>>
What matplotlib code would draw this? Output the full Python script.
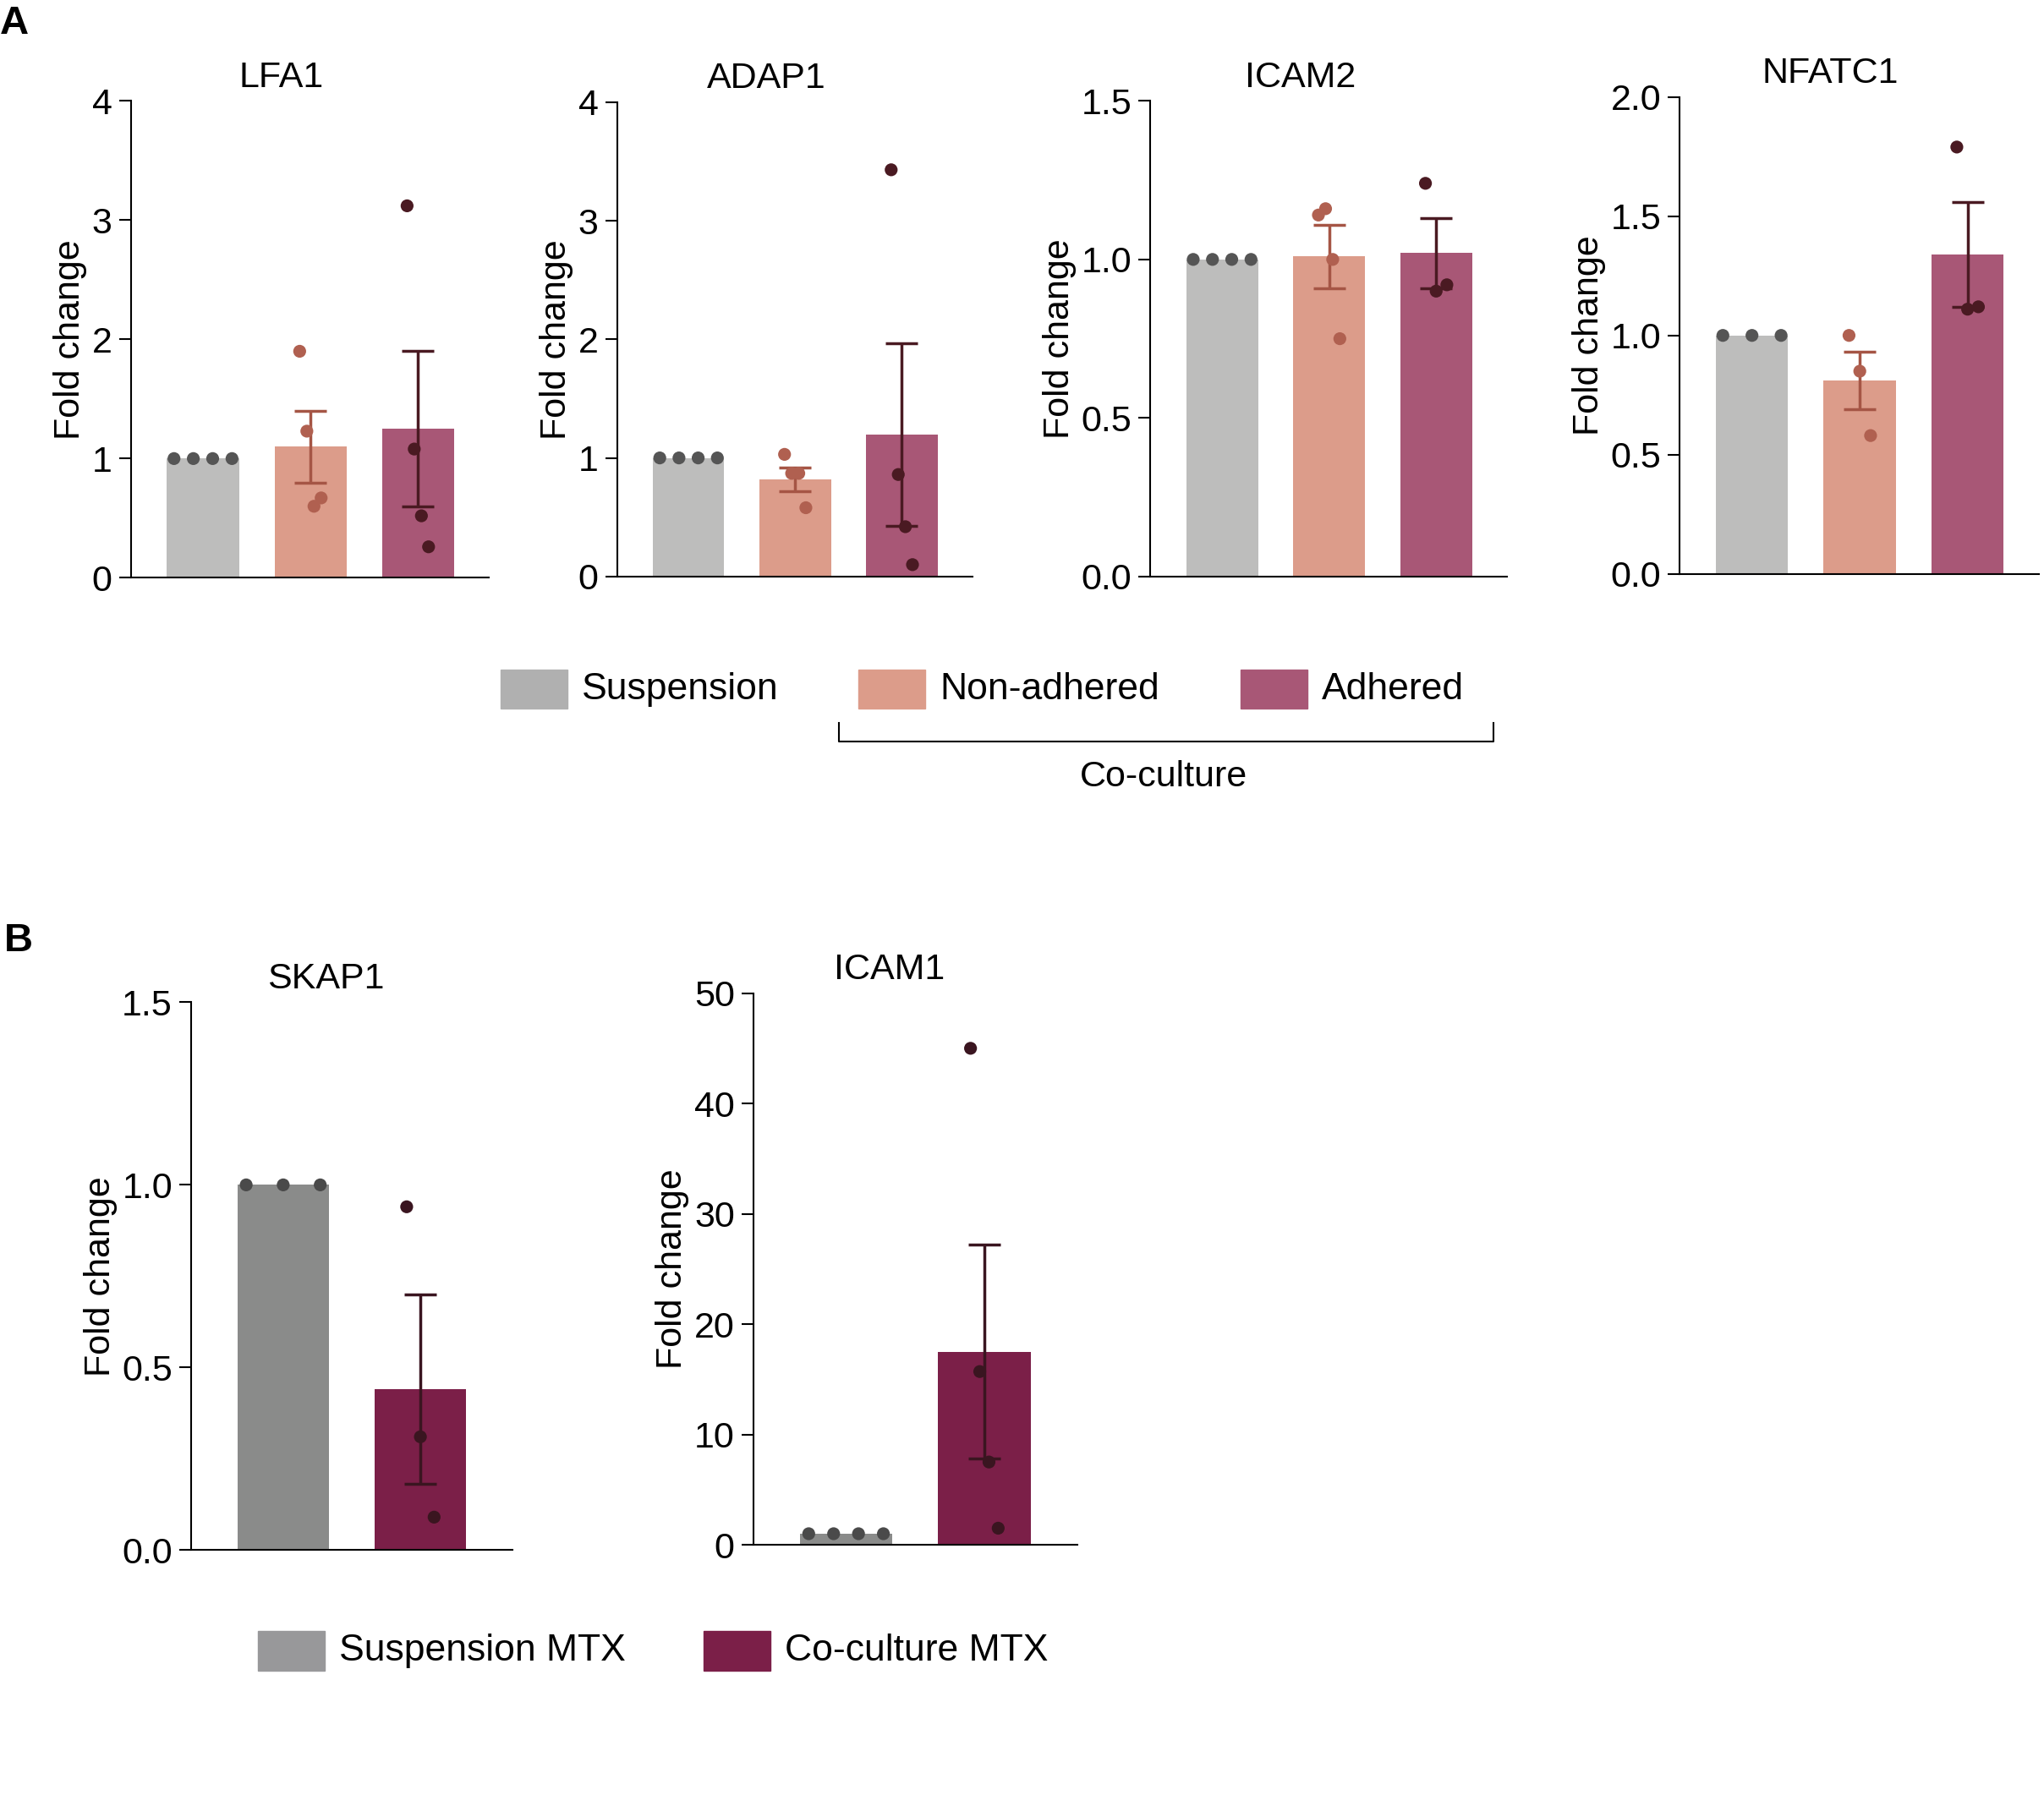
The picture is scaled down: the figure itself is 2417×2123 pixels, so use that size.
import matplotlib.pyplot as plt
import numpy as np
from matplotlib.patches import Rectangle
from matplotlib.lines import Line2D

plt.rcParams['font.family'] = ['Liberation Sans', 'DejaVu Sans']

W, H = 1560.0, 1370.0  # reference layout units

# ---- data ----
genes_a = ['LFA1', 'ADAP1', 'ICAM2', 'NFATC1']
means_a = [[1, 1.1, 1.25], [1, 0.82, 1.2], [1, 1.01, 1.02], [1, 0.81, 1.34]]
sems_a = [[0, 0.3, 0.65], [0, 0.1, 0.77], [0, 0.1, 0.11], [0, 0.12, 0.22]]
points_a = [
    [[1, 1, 1, 1], [1.9, 1.23, 0.6, 0.67], [3.12, 1.08, 0.52, 0.26]],
    [[1, 1, 1, 1], [1.03, 0.87, 0.87, 0.58], [3.43, 0.86, 0.42, 0.1]],
    [[1, 1, 1, 1], [1.14, 1.16, 1.0, 0.75], [1.24, 0.9, 0.92]],
    [[1, 1, 1], [1.0, 0.85, 0.58], [1.79, 1.11, 1.12]],
]
ylims_a = [4, 4, 1.5, 2.0]
yticks_a = [[0, 1, 2, 3, 4], [0, 1, 2, 3, 4], [0, 0.5, 1.0, 1.5], [0, 0.5, 1.0, 1.5, 2.0]]
fmt_a = ['%d', '%d', '%.1f', '%.1f']
boxes_a = [(100, 77, 373, 441), (471, 78, 742, 440), (878, 77, 1150, 440), (1282, 74, 1556, 438)]
groups_a = ['Suspension', 'Non-adhered', 'Adhered']

genes_b = ['SKAP1', 'ICAM1']
means_b = [[1, 0.44], [1, 17.5]]
sems_b = [[0, 0.26], [0, 9.7]]
points_b = [[[1, 1, 1], [0.94, 0.31, 0.09]], [[1, 1, 1, 1], [45, 15.7, 7.5, 1.5]]]
ylims_b = [1.5, 50]
yticks_b = [[0, 0.5, 1.0, 1.5], [0, 10, 20, 30, 40, 50]]
fmt_b = ['%.1f', '%d']
boxes_b = [(146, 765, 391, 1183), (575, 758, 822, 1179)]
groups_b = ['Suspension MTX', 'Co-culture MTX']

bar_a = ['#bdbdbc', '#dc9c8a', '#a85776']
dot_a = ['#555555', '#b06050', '#4a1a22']
err_a = ['#555555', '#a55545', '#4a1a22']
bar_b = ['#8a8b8a', '#7b1f48']
dot_b = ['#4a4a4a', '#3a1520']
err_b = ['#4a4a4a', '#3a1520']

fig = plt.figure(figsize=(24.17, 21.23), dpi=100)
FS = 31


def offsets(n, spread):
    if n == 1:
        return [0]
    return list(np.linspace(-spread, spread, n))


def panel(box, title, means, sems, pts, ymax, ticks, fmt, bcol, dcol, ecol, xmax):
    l, t, r, b = box
    ax = fig.add_axes([l / W, 1 - b / H, (r - l) / W, (b - t) / H])
    x = np.arange(len(means))
    ax.bar(x, means, width=0.67, color=bcol, zorder=1)
    for i in range(len(means)):
        n = len(pts[i])
        sp = 0.27 if i == 0 else 0.1
        ax.scatter(x[i] + np.array(offsets(n, sp)), pts[i], s=120, color=dcol[i], zorder=3,
                   edgecolors='none')
        if sems[i] > 0:
            ax.errorbar(x[i], means[i], yerr=sems[i], color=ecol[i], capsize=14, elinewidth=2.5,
                        capthick=2.5, zorder=2)
    ax.set_xlim(-0.67, xmax)
    ax.set_ylim(0, ymax)
    ax.set_yticks(ticks)
    ax.set_yticklabels([fmt % v for v in ticks], fontsize=FS)
    ax.set_xticks([])
    for s in ['top', 'right']:
        ax.spines[s].set_visible(False)
    for s in ['left', 'bottom']:
        ax.spines[s].set_linewidth(1.5)
    ax.tick_params(axis='y', length=10, width=1.5, pad=6)
    ax.set_ylabel('Fold change', fontsize=FS)
    ax.set_title(title, fontsize=FS, pad=12, x=0.42)


for k in range(4):
    panel(boxes_a[k], genes_a[k], means_a[k], sems_a[k], points_a[k], ylims_a[k],
          yticks_a[k], fmt_a[k], bar_a, dot_a, err_a, 2.66)
for k in range(2):
    panel(boxes_b[k], genes_b[k], means_b[k], sems_b[k], points_b[k], ylims_b[k],
          yticks_b[k], fmt_b[k], bar_b, dot_b, err_b, 1.67)


def legend_item(x0, y, col, label):
    fig.patches.append(Rectangle((x0 / W, 1 - (y + 15) / H), 51 / W, 30 / H,
                                 transform=fig.transFigure, color=col))
    fig.text((x0 + 62) / W, 1 - y / H, label, fontsize=FS + 1, va='center')


legend_item(382, 526, '#b0b0b0', groups_a[0])
legend_item(655, 526, bar_a[1], groups_a[1])
legend_item(947, 526, bar_a[2], groups_a[2])
bx = [640 / W, 640 / W, 1140 / W, 1140 / W]
by = [1 - 552 / H, 1 - 566 / H, 1 - 566 / H, 1 - 552 / H]
fig.lines.append(Line2D(bx, by, transform=fig.transFigure, color='black', lw=1.5))
fig.text(888 / W, 1 - 593 / H, 'Co-culture', fontsize=FS, ha='center', va='center')

legend_item(197, 1260, '#98989a', groups_b[0])
legend_item(537, 1260, bar_b[1], groups_b[1])

fig.text(0 / W, 1 - 18 / H, 'A', fontsize=34, fontweight='bold', va='center')
fig.text(3 / W, 1 - 718 / H, 'B', fontsize=34, fontweight='bold', va='center')

fig.savefig('out.png', dpi=100)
<<
* _Task requirements_:
Quote the preceding listing precisely and completely, omitting its images.

* _Completed task_:
What matplotlib code would draw this? Output the full Python script.
The picture is scaled down: the figure itself is 2417×2123 pixels, so use that size.
import matplotlib.pyplot as plt
import numpy as np
from matplotlib.patches import Rectangle
from matplotlib.lines import Line2D

plt.rcParams['font.family'] = ['Liberation Sans', 'DejaVu Sans']

W, H = 1560.0, 1370.0  # reference layout units

# ---- data ----
genes_a = ['LFA1', 'ADAP1', 'ICAM2', 'NFATC1']
means_a = [[1, 1.1, 1.25], [1, 0.82, 1.2], [1, 1.01, 1.02], [1, 0.81, 1.34]]
sems_a = [[0, 0.3, 0.65], [0, 0.1, 0.77], [0, 0.1, 0.11], [0, 0.12, 0.22]]
points_a = [
    [[1, 1, 1, 1], [1.9, 1.23, 0.6, 0.67], [3.12, 1.08, 0.52, 0.26]],
    [[1, 1, 1, 1], [1.03, 0.87, 0.87, 0.58], [3.43, 0.86, 0.42, 0.1]],
    [[1, 1, 1, 1], [1.14, 1.16, 1.0, 0.75], [1.24, 0.9, 0.92]],
    [[1, 1, 1], [1.0, 0.85, 0.58], [1.79, 1.11, 1.12]],
]
ylims_a = [4, 4, 1.5, 2.0]
yticks_a = [[0, 1, 2, 3, 4], [0, 1, 2, 3, 4], [0, 0.5, 1.0, 1.5], [0, 0.5, 1.0, 1.5, 2.0]]
fmt_a = ['%d', '%d', '%.1f', '%.1f']
boxes_a = [(100, 77, 373, 441), (471, 78, 742, 440), (878, 77, 1150, 440), (1282, 74, 1556, 438)]
groups_a = ['Suspension', 'Non-adhered', 'Adhered']

genes_b = ['SKAP1', 'ICAM1']
means_b = [[1, 0.44], [1, 17.5]]
sems_b = [[0, 0.26], [0, 9.7]]
points_b = [[[1, 1, 1], [0.94, 0.31, 0.09]], [[1, 1, 1, 1], [45, 15.7, 7.5, 1.5]]]
ylims_b = [1.5, 50]
yticks_b = [[0, 0.5, 1.0, 1.5], [0, 10, 20, 30, 40, 50]]
fmt_b = ['%.1f', '%d']
boxes_b = [(146, 765, 391, 1183), (575, 758, 822, 1179)]
groups_b = ['Suspension MTX', 'Co-culture MTX']

bar_a = ['#bdbdbc', '#dc9c8a', '#a85776']
dot_a = ['#555555', '#b06050', '#4a1a22']
err_a = ['#555555', '#a55545', '#4a1a22']
bar_b = ['#8a8b8a', '#7b1f48']
dot_b = ['#4a4a4a', '#3a1520']
err_b = ['#4a4a4a', '#3a1520']

fig = plt.figure(figsize=(24.17, 21.23), dpi=100)
FS = 31


def offsets(n, spread):
    if n == 1:
        return [0]
    return list(np.linspace(-spread, spread, n))


def panel(box, title, means, sems, pts, ymax, ticks, fmt, bcol, dcol, ecol, xmax):
    l, t, r, b = box
    ax = fig.add_axes([l / W, 1 - b / H, (r - l) / W, (b - t) / H])
    x = np.arange(len(means))
    ax.bar(x, means, width=0.67, color=bcol, zorder=1)
    for i in range(len(means)):
        n = len(pts[i])
        sp = 0.27 if i == 0 else 0.1
        ax.scatter(x[i] + np.array(offsets(n, sp)), pts[i], s=120, color=dcol[i], zorder=3,
                   edgecolors='none')
        if sems[i] > 0:
            ax.errorbar(x[i], means[i], yerr=sems[i], color=ecol[i], capsize=14, elinewidth=2.5,
                        capthick=2.5, zorder=2)
    ax.set_xlim(-0.67, xmax)
    ax.set_ylim(0, ymax)
    ax.set_yticks(ticks)
    ax.set_yticklabels([fmt % v for v in ticks], fontsize=FS)
    ax.set_xticks([])
    for s in ['top', 'right']:
        ax.spines[s].set_visible(False)
    for s in ['left', 'bottom']:
        ax.spines[s].set_linewidth(1.5)
    ax.tick_params(axis='y', length=10, width=1.5, pad=6)
    ax.set_ylabel('Fold change', fontsize=FS)
    ax.set_title(title, fontsize=FS, pad=12, x=0.42)


for k in range(4):
    panel(boxes_a[k], genes_a[k], means_a[k], sems_a[k], points_a[k], ylims_a[k],
          yticks_a[k], fmt_a[k], bar_a, dot_a, err_a, 2.66)
for k in range(2):
    panel(boxes_b[k], genes_b[k], means_b[k], sems_b[k], points_b[k], ylims_b[k],
          yticks_b[k], fmt_b[k], bar_b, dot_b, err_b, 1.67)


def legend_item(x0, y, col, label):
    fig.patches.append(Rectangle((x0 / W, 1 - (y + 15) / H), 51 / W, 30 / H,
                                 transform=fig.transFigure, color=col))
    fig.text((x0 + 62) / W, 1 - y / H, label, fontsize=FS + 1, va='center')


legend_item(382, 526, '#b0b0b0', groups_a[0])
legend_item(655, 526, bar_a[1], groups_a[1])
legend_item(947, 526, bar_a[2], groups_a[2])
bx = [640 / W, 640 / W, 1140 / W, 1140 / W]
by = [1 - 552 / H, 1 - 566 / H, 1 - 566 / H, 1 - 552 / H]
fig.lines.append(Line2D(bx, by, transform=fig.transFigure, color='black', lw=1.5))
fig.text(888 / W, 1 - 593 / H, 'Co-culture', fontsize=FS, ha='center', va='center')

legend_item(197, 1260, '#98989a', groups_b[0])
legend_item(537, 1260, bar_b[1], groups_b[1])

fig.text(0 / W, 1 - 18 / H, 'A', fontsize=34, fontweight='bold', va='center')
fig.text(3 / W, 1 - 718 / H, 'B', fontsize=34, fontweight='bold', va='center')

fig.savefig('out.png', dpi=100)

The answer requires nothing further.